Saturday marks 15 years since the proposal of the green development concept – "Lucid waters and lush mountains are invaluable assets." Yucun Village, a flourishing hamlet in east China's Zhejiang Province, is its birthplace.
The village, now a national 4A-class scenic area, is renowned for its beauty and high livability. Yet, believe it or not, just a decade ago, filthy water and dust-covered trees lay beneath a grey sky in what is now an idyllic oasis.
How did the small village accomplish such a stunning transformation?
Yucun, cradle and model
In a bid to reduce poverty, Yucun pursued economic growth from mining in the 1990s. At its peak in the mid-1990s, the remote village with a population of only 1,000 people across 280 households boasted an average annual per capita income of 3,000 yuan (434 U.S. dollars), nearly the equivalent of the provincial capital Hangzhou.
However, the source of the prosperity also delivered problems. Bao Xinmin, Party secretary of Yucun, told CGTN, "Mines were like gold and silver mountains then. [But as a result of heavy mining] our water and mountains became heavily polluted."
In 2003, the village ended its reliance on the "stone economy" and tried to restore the local ecosystem.
In August 2005, the move won the praise of Xi Jinping, then Party secretary of the Zhejiang Provincial Committee of the Communist Party of China. During a visit to the village, he spoke highly of the local government's efforts to stop mining activities and close cement factories in order to deal with serious pollution.
Yucun, then and now. /Xinhua
Yucun, then and now. /Xinhua
"Just now you said that you've made the decision to shut down some mines, which is a wise move. Lucid waters and lush mountains are invaluable assets," Xi told the local officials at a meeting, according to a video released by China Central Television.
"The green development concept has given a face-lift and resulted in fascinating changes to the village, improving the residents' income six times," Pan Wenge, former Party secretary of Yucun, told China Daily.
Over the past 15 years, villagers have planted trees on the mountains, turning the scarred slopes green again. Green development has also been boosted with white tea farms, rural tourism and ecotourism.
In 2019, the village registered a gross economic income of about 280 million yuan (40 million U.S. dollars), becoming a model of the comprehensive construction of a well-off society in rural Zhejiang.
"The ecological environment itself is the economy. All ecological protection efforts will be rewarded."
In an article published by Zhejiang Daily in 2006, Xi elaborated on the three stages of developing ties between green development and economic growth.
During the first phase, people sought quick economic returns by ignoring environmental protection.

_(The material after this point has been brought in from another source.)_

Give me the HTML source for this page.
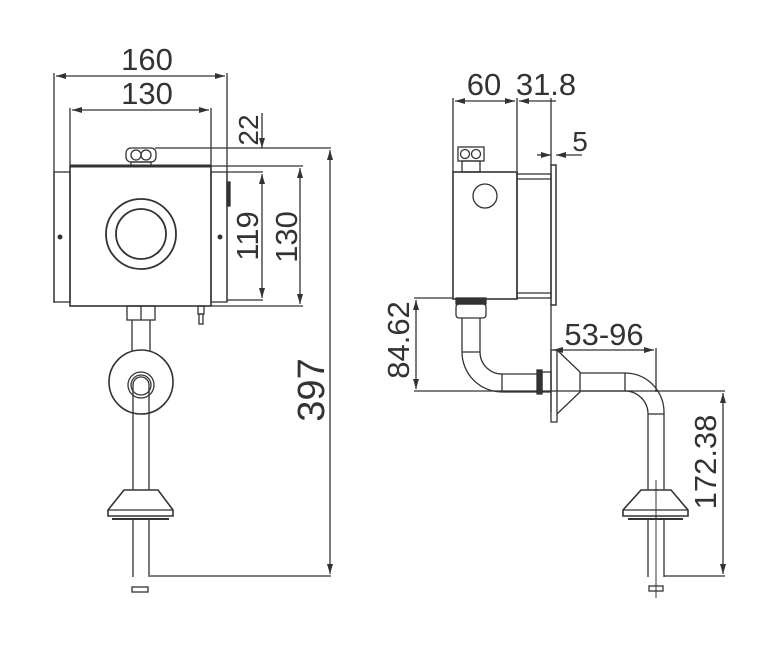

In the second phase, they began to realize the importance of green development but still pursued high economic growth.
It was only during the third phase that people finally realized that green development produces true "gold," and it is only through green development that humans and nature can coexist harmoniously.
During his official visit to Kazakhstan on September 7, 2013, Xi gave a speech at Nazarbayev University and answered questions from students about environmental protection.
"We want green waters and green mountains, but we also want gold mountains and silver mountains," he said. "It is better to have green waters and green mountains than gold mountains and silver mountains – and green waters and the green mountains are gold mountains and silver mountains."
Walk the talk
"The development of Yucun proves that green development is the right path, which should be carried on in the future." ──Xi Jinping
Green development is not an empty idea in China. Action is being taken across the country.
In order to solve waterway pollution, China introduced the "Master of the River" scheme in 2016. Under it, every river is assigned a "river chief."
And the Yangtze River, as well as the Yellow River, and two other key waterways – the Heilongjiang River and Nenjiang River – have witnessed significant improvements in their water quality over the past years.
Controlling sandy lands is another major task for China, a country where the combined area of deserts, sandy lands and the Gobi is larger than its total arable land.
In 2019, an environmental study by NASA concluded that between 2000 and 2017, China had been responsible for over a quarter of the new green areas created worldwide, making it the world's biggest contributor.
In addition, China released an array of national measures to drive economic development and the industrial structure towards a green transition.
These include the establishment of ecological compensation mechanisms, amendments to the Environmental Protection Law, the launch of environmental inspections and the levying of new environmental protection taxes.